The S&P 500 was last down about 0.9% and testing the 4,400 level as investors digested the latest bank earnings ahead of the long weekend.

US shares have been primarily impacted by downside in large-cap tech stocks as US yields surged. The heavily tech-weighted Nasdaq 100 was thus the underperformer of the major US indices, trading down about 1.9% and dropping back below the 14,000 level and eyeing a test of weekly lows just above 13,900.

Amid a strong performance in energy, consumer staple, material and industrial stocks (aided by strength in commodity prices and the market’s defensive mood), the Dow was last trading flat. US economic data in the form of a mixed March Retail Sales report and a stronger than expected Michigan Consumer Sentiment survey didn’t seem to have much of an impact on the Fed tightening language, nor subsequently on equity market sentiment.

FOMC member John Williams threw his support behind the idea of 50-bps rate hikes at coming meetings. All four of the major US banks that reported on Thursday, including Goldman Sachs, Citigroup, Morgan Stanley and Well Fargo, beat analyst earnings forecasts.

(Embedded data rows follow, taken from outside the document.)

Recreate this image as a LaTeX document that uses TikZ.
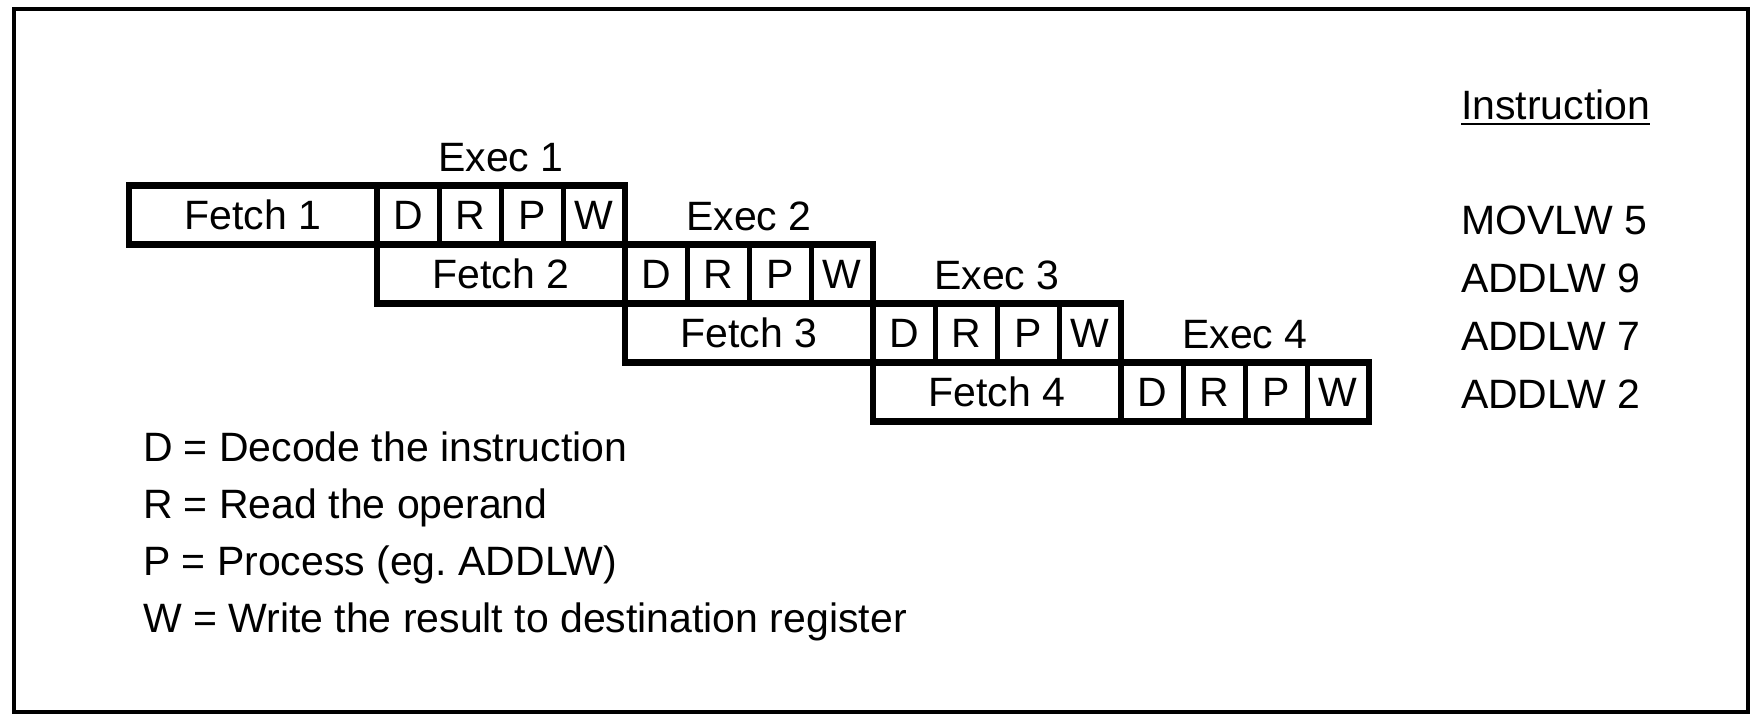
\documentclass[tikz,border=0pt]{standalone}
\usepackage{fontspec}
\setmainfont{Liberation Sans}
\begin{document}
\begin{tikzpicture}[x=1pt,y=-1pt,
  every node/.style={font=\fontsize{41}{49}\selectfont, inner sep=0pt, outer sep=0pt},
  fetchbox/.style={draw, line width=6.5pt, minimum width=248pt, minimum height=59pt, text height=29pt, text depth=0pt},
  stagebox/.style={draw, line width=5pt, minimum width=62pt, minimum height=59pt, text height=29pt, text depth=0pt},
  lbl/.style={text height=29pt, text depth=0pt},
  txt/.style={anchor=base west},
  rowframe/.style={draw, line width=6.5pt}]
\useasboundingbox (0,0) rectangle (1752,715);
\draw[line width=4pt] (14,9) rectangle (1748,712);
\foreach \i [evaluate=\i as \fx using 253+248*\i,
             evaluate=\i as \cy using 215+59*\i,
             evaluate=\i as \n using int(\i+1),
             evaluate=\i as \ex using 501+248*\i,
             evaluate=\i as \ey using 157+59*\i] in {0,...,3} {
  \foreach \L [count=\k from 0, evaluate=\k as \lx using 408+248*\i+62*\k] in {D,R,P,W} {
    \node[stagebox] (\L\i) at (\lx,\cy) {\L};
  }
  \node[fetchbox] (f\i) at (\fx,\cy) {Fetch \n};
  \draw[rowframe] (f\i.north west) rectangle (W\i.south east);
  \node[lbl] (e\i) at (\ex,\ey) {Exec \n};
}
\node[txt] (ih) at (1461,119) {Instruction};
\draw[line width=2.5pt] ([yshift=-5pt]ih.base west) -- ([yshift=-5pt]ih.base east);
\node[txt] (i1) at (1461,234) {MOVLW 5};
\node[txt] (i2) at (1461,292) {ADDLW 9};
\node[txt] (i3) at (1461,350) {ADDLW 7};
\node[txt] (i4) at (1461,408) {ADDLW 2};
\node[txt] (l1) at (143,461) {D = Decode the instruction};
\node[txt] (l2) at (143,518) {R = Read the operand};
\node[txt] (l3) at (143,575) {P = Process (eg.\ ADDLW)};
\node[txt] (l4) at (143,632) {W = Write the result to destination register};
\end{tikzpicture}
\end{document}
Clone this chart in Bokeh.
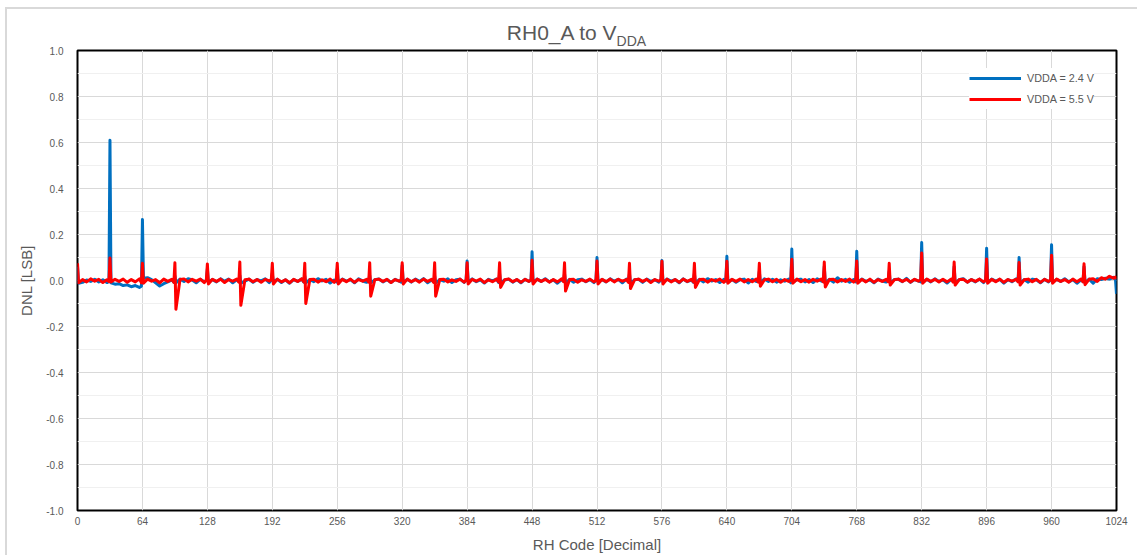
from bokeh.plotting import figure
from bokeh.models import FixedTicker, PrintfTickFormatter, Div
from bokeh.layouts import column
from bokeh.embed import file_html
from bokeh.resources import INLINE

# ---------------- data ----------------
# sample offsets inside each 32-code block (spike at offset 0)
BLOCK_OFFSETS = [0, 1, 5, 9, 13, 17, 21, 25, 29, 31]
BLOCK_STARTS = [0, 32, 64, 96, 128, 160, 192, 224, 256, 288, 320, 352, 384, 416, 448, 480,
                512, 544, 576, 608, 640, 672, 704, 736, 768, 800, 832, 864, 896, 928, 960, 992]
LAST_CODE = 1024

dnl_24_blocks = [
    [0.060, -0.012, -0.008, 0.002, -0.004, 0.005, -0.006, 0.003, -0.009, -0.004],
    [0.610, -0.010, -0.016, -0.014, -0.022, -0.019, -0.027, -0.022, -0.030, -0.025],
    [0.265, 0.010, 0.012, 0.004, -0.010, -0.024, -0.014, -0.006, 0.003, -0.008],
    [0.020, -0.010, 0.006, -0.004, 0.008, 0.002, -0.010, 0.005, -0.006, 0.000],
    [0.050, -0.008, 0.004, -0.006, 0.007, -0.003, 0.006, -0.010, 0.003, -0.004],
    [0.022, -0.012, -0.003, 0.006, -0.008, 0.004, -0.002, 0.007, -0.009, 0.002],
    [0.030, -0.006, 0.005, -0.009, 0.003, -0.012, 0.004, -0.004, 0.006, -0.007],
    [0.020, -0.010, 0.004, -0.005, 0.008, -0.002, 0.005, -0.011, 0.002, -0.006],
    [0.050, -0.007, 0.006, -0.003, 0.004, -0.010, 0.007, -0.002, -0.008, 0.003],
    [0.022, -0.011, 0.003, 0.007, -0.006, 0.004, -0.009, 0.005, -0.003, -0.007],
    [0.065, -0.008, 0.005, -0.007, 0.006, -0.004, 0.008, -0.010, 0.002, -0.005],
    [0.020, -0.012, 0.004, -0.003, 0.007, -0.009, 0.003, 0.006, -0.008, 0.001],
    [0.085, -0.006, 0.007, -0.005, 0.003, -0.011, 0.005, -0.002, 0.006, -0.009],
    [0.030, -0.010, 0.002, 0.006, -0.007, 0.004, -0.010, 0.005, -0.004, 0.003],
    [0.125, -0.008, 0.006, -0.004, 0.008, -0.006, 0.003, -0.012, 0.004, -0.003],
    [0.030, -0.011, 0.005, -0.008, 0.003, 0.006, -0.005, 0.004, -0.009, 0.002],
    [0.100, -0.007, 0.004, -0.006, 0.007, -0.003, 0.005, -0.010, 0.006, -0.004],
    [0.030, -0.012, 0.003, 0.005, -0.008, 0.006, -0.004, 0.003, -0.007, 0.004],
    [0.087, -0.008, 0.006, -0.003, 0.004, -0.010, 0.007, -0.005, 0.002, -0.008],
    [0.030, -0.010, 0.005, -0.006, 0.008, -0.002, 0.004, -0.009, 0.005, -0.003],
    [0.105, -0.006, 0.004, -0.008, 0.003, 0.006, -0.011, 0.005, -0.004, 0.002],
    [0.040, -0.011, 0.007, -0.004, 0.005, -0.007, 0.003, -0.003, 0.006, -0.010],
    [0.137, -0.008, 0.003, 0.006, -0.006, 0.004, -0.009, 0.007, -0.002, -0.005],
    [0.060, -0.010, 0.005, -0.007, 0.012, -0.003, 0.005, -0.008, 0.004, -0.006],
    [0.127, -0.007, 0.006, -0.004, 0.003, -0.010, 0.006, -0.002, -0.007, 0.003],
    [0.040, -0.011, 0.004, 0.006, -0.005, 0.009, -0.008, 0.004, -0.003, -0.006],
    [0.165, -0.008, 0.005, -0.006, 0.007, -0.004, 0.003, -0.011, 0.005, -0.002],
    [0.060, -0.010, 0.003, 0.008, -0.007, 0.004, -0.006, 0.006, -0.009, 0.003],
    [0.140, -0.007, 0.006, -0.003, 0.005, -0.012, 0.004, -0.005, 0.007, -0.004],
    [0.100, -0.011, 0.004, -0.007, 0.006, 0.003, -0.010, 0.005, -0.006, 0.002],
    [0.155, -0.008, 0.005, -0.004, 0.008, -0.006, 0.004, -0.012, 0.003, -0.005],
    [0.060, -0.010, 0.006, -0.012, 0.008, 0.004, 0.010, 0.006, 0.014, 0.004],
]
dnl_24_last = -0.058

dnl_55_blocks = [
    [0.075, -0.010, 0.004, -0.006, 0.007, -0.003, 0.005, -0.009, 0.003, -0.005],
    [0.098, -0.006, 0.005, -0.004, 0.006, -0.008, 0.004, -0.006, 0.007, -0.010],
    [0.075, -0.012, 0.006, -0.003, 0.004, -0.010, 0.006, -0.004, 0.005, -0.008],
    [0.077, -0.125, 0.004, 0.007, -0.006, 0.005, -0.003, 0.006, -0.009, 0.003],
    [0.072, -0.015, 0.005, -0.004, 0.006, -0.009, 0.004, -0.003, 0.006, -0.007],
    [0.080, -0.108, 0.003, 0.006, -0.005, 0.004, -0.008, 0.005, -0.002, 0.004],
    [0.075, -0.015, 0.006, -0.006, 0.003, -0.010, 0.005, -0.004, 0.007, -0.006],
    [0.075, -0.100, 0.004, 0.005, -0.007, 0.003, -0.005, 0.006, -0.008, 0.002],
    [0.075, -0.015, 0.005, -0.005, 0.006, -0.008, 0.004, -0.003, 0.005, -0.007],
    [0.077, -0.068, 0.003, 0.006, -0.004, 0.005, -0.009, 0.004, -0.003, 0.003],
    [0.077, -0.015, 0.006, -0.005, 0.004, -0.007, 0.006, -0.004, 0.005, -0.008],
    [0.077, -0.068, 0.004, 0.005, -0.006, 0.003, -0.004, 0.006, -0.007, 0.002],
    [0.077, -0.015, 0.005, -0.003, 0.006, -0.009, 0.003, -0.005, 0.006, -0.006],
    [0.077, -0.030, 0.003, 0.007, -0.005, 0.004, -0.008, 0.005, -0.004, 0.003],
    [0.088, -0.015, 0.006, -0.004, 0.005, -0.007, 0.004, -0.006, 0.007, -0.005],
    [0.077, -0.046, 0.004, 0.005, -0.008, 0.003, -0.004, 0.006, -0.006, 0.002],
    [0.085, -0.015, 0.005, -0.005, 0.006, -0.006, 0.005, -0.003, 0.004, -0.008],
    [0.075, -0.035, 0.003, 0.006, -0.004, 0.005, -0.009, 0.004, -0.003, 0.004],
    [0.084, -0.015, 0.006, -0.006, 0.004, -0.008, 0.006, -0.004, 0.005, -0.006],
    [0.075, -0.030, 0.004, 0.005, -0.007, 0.004, -0.003, 0.006, -0.008, 0.003],
    [0.084, -0.012, 0.005, -0.004, 0.006, -0.006, 0.004, -0.005, 0.006, -0.007],
    [0.075, -0.025, 0.003, 0.006, -0.005, 0.005, -0.008, 0.004, -0.004, 0.002],
    [0.092, -0.012, 0.006, -0.005, 0.004, -0.007, 0.005, -0.003, 0.006, -0.006],
    [0.080, -0.028, 0.004, 0.005, -0.006, 0.004, -0.004, 0.006, -0.007, 0.003],
    [0.085, -0.012, 0.005, -0.006, 0.006, -0.008, 0.004, -0.004, 0.005, -0.005],
    [0.075, -0.020, 0.003, 0.006, -0.004, 0.005, -0.007, 0.005, -0.003, 0.004],
    [0.120, -0.012, 0.006, -0.004, 0.005, -0.006, 0.005, -0.006, 0.006, -0.007],
    [0.080, -0.020, 0.004, 0.005, -0.007, 0.004, -0.004, 0.006, -0.006, 0.002],
    [0.094, -0.012, 0.005, -0.005, 0.006, -0.008, 0.004, -0.003, 0.005, -0.006],
    [0.078, -0.020, 0.003, 0.006, -0.005, 0.005, -0.008, 0.005, -0.004, 0.003],
    [0.110, -0.012, 0.006, -0.004, 0.004, -0.007, 0.006, -0.005, 0.006, -0.006],
    [0.073, -0.018, 0.005, 0.008, -0.004, 0.012, 0.006, 0.018, 0.010, 0.015],
]
dnl_55_last = 0.006

series_labels = ["VDDA = 2.4 V", "VDDA = 5.5 V"]
series_colors = ["#0070C0", "#FF0000"]

x_ticks = [0, 64, 128, 192, 256, 320, 384, 448, 512, 576, 640, 704, 768, 832, 896, 960, 1024]
y_ticks = [-1.0, -0.8, -0.6, -0.4, -0.2, 0.0, 0.2, 0.4, 0.6, 0.8, 1.0]
y_minor = [-0.9, -0.7, -0.5, -0.3, -0.1, 0.1, 0.3, 0.5, 0.7, 0.9]

# flatten
codes = [s + o for s in BLOCK_STARTS for o in BLOCK_OFFSETS] + [LAST_CODE]
dnl_24 = [v for row in dnl_24_blocks for v in row] + [dnl_24_last]
dnl_55 = [v for row in dnl_55_blocks for v in row] + [dnl_55_last]

FONT = "Liberation Sans"
GRAY = "#595959"

title = Div(
    text=('<div style="width:1137px;box-sizing:border-box;padding-left:16px;padding-top:21px;'
          'text-align:center;font-family:\'Liberation Sans\';font-size:21px;line-height:24px;'
          'color:#595959;white-space:nowrap;">RH0_A to V<sub style="font-size:14px;'
          'vertical-align:-6px;line-height:0;">DDA</sub></div>'),
    width=1137, height=45, margin=0,
)

p = figure(width=1137, height=510, x_range=(0, 1024), y_range=(-1, 1),
           output_backend="svg", toolbar_location=None, margin=0,
           min_border_left=77, min_border_right=21, min_border_top=5, min_border_bottom=43)

p.outline_line_color = "black"
p.outline_line_width = 2
p.background_fill_color = "white"
p.border_fill_alpha = 0.0

p.xaxis.ticker = FixedTicker(ticks=x_ticks)
p.yaxis.ticker = FixedTicker(ticks=y_ticks, minor_ticks=y_minor)
p.yaxis.formatter = PrintfTickFormatter(format="%.1f")

p.xgrid.grid_line_color = "#d9d9d9"
p.ygrid.grid_line_color = "#d9d9d9"
p.ygrid.minor_grid_line_color = "#f0f0f0"

for ax in (p.xaxis[0], p.yaxis[0]):
    ax.axis_line_color = None
    ax.major_tick_line_color = None
    ax.minor_tick_line_color = None
    ax.major_tick_out = 0
    ax.major_tick_in = 0
    ax.major_label_text_font = FONT
    ax.major_label_text_font_size = "10px"
    ax.major_label_text_color = GRAY
    ax.axis_label_text_font = FONT
    ax.axis_label_text_font_size = "15px"
    ax.axis_label_text_font_style = "normal"
    ax.axis_label_text_color = GRAY

p.xaxis.axis_label = "RH Code [Decimal]"
p.yaxis.axis_label = "DNL [LSB]"
p.xaxis.major_label_standoff = 6
p.yaxis.major_label_standoff = 10
p.xaxis.axis_label_standoff = 8
p.yaxis.axis_label_standoff = 8

p.line(codes, dnl_24, line_color=series_colors[0], line_width=3, line_join="round",
       legend_label=series_labels[0])
p.line(codes, dnl_55, line_color=series_colors[1], line_width=3, line_join="round",
       legend_label=series_labels[1])

leg = p.legend[0]
leg.location = (892, 401)
leg.margin = 0
leg.padding = 8
leg.spacing = 1
leg.glyph_width = 52
leg.glyph_height = 20
leg.label_height = 20
leg.label_standoff = 6
leg.label_text_font = FONT
leg.label_text_font_size = "10.8px"
leg.label_text_color = GRAY
leg.border_line_color = None
leg.background_fill_color = "white"
leg.background_fill_alpha = 1.0

layout = column(title, p, spacing=0, margin=0)
layout.styles = {
    "background": ("linear-gradient(#d9d9d9, #d9d9d9) 5px 7px / 2px 100% no-repeat, "
                   "linear-gradient(#d9d9d9, #d9d9d9) 5px 7px / 100% 2px no-repeat, white"),
}

open("out.html", "w").write(file_html(layout, INLINE))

Just as JP Morgan earnings had shown a day earlier, all showed a steep drop in the YoY rate of earnings growth in Q1 2022 compared to Q4 2021 and, the S&P 500 Financials sector was down 0.6%, despite the steep rise in US bond yields on the day. Equity investors are braced for a barrage of further earnings releases in the coming week. US markets are closed on Friday for Easter festivities.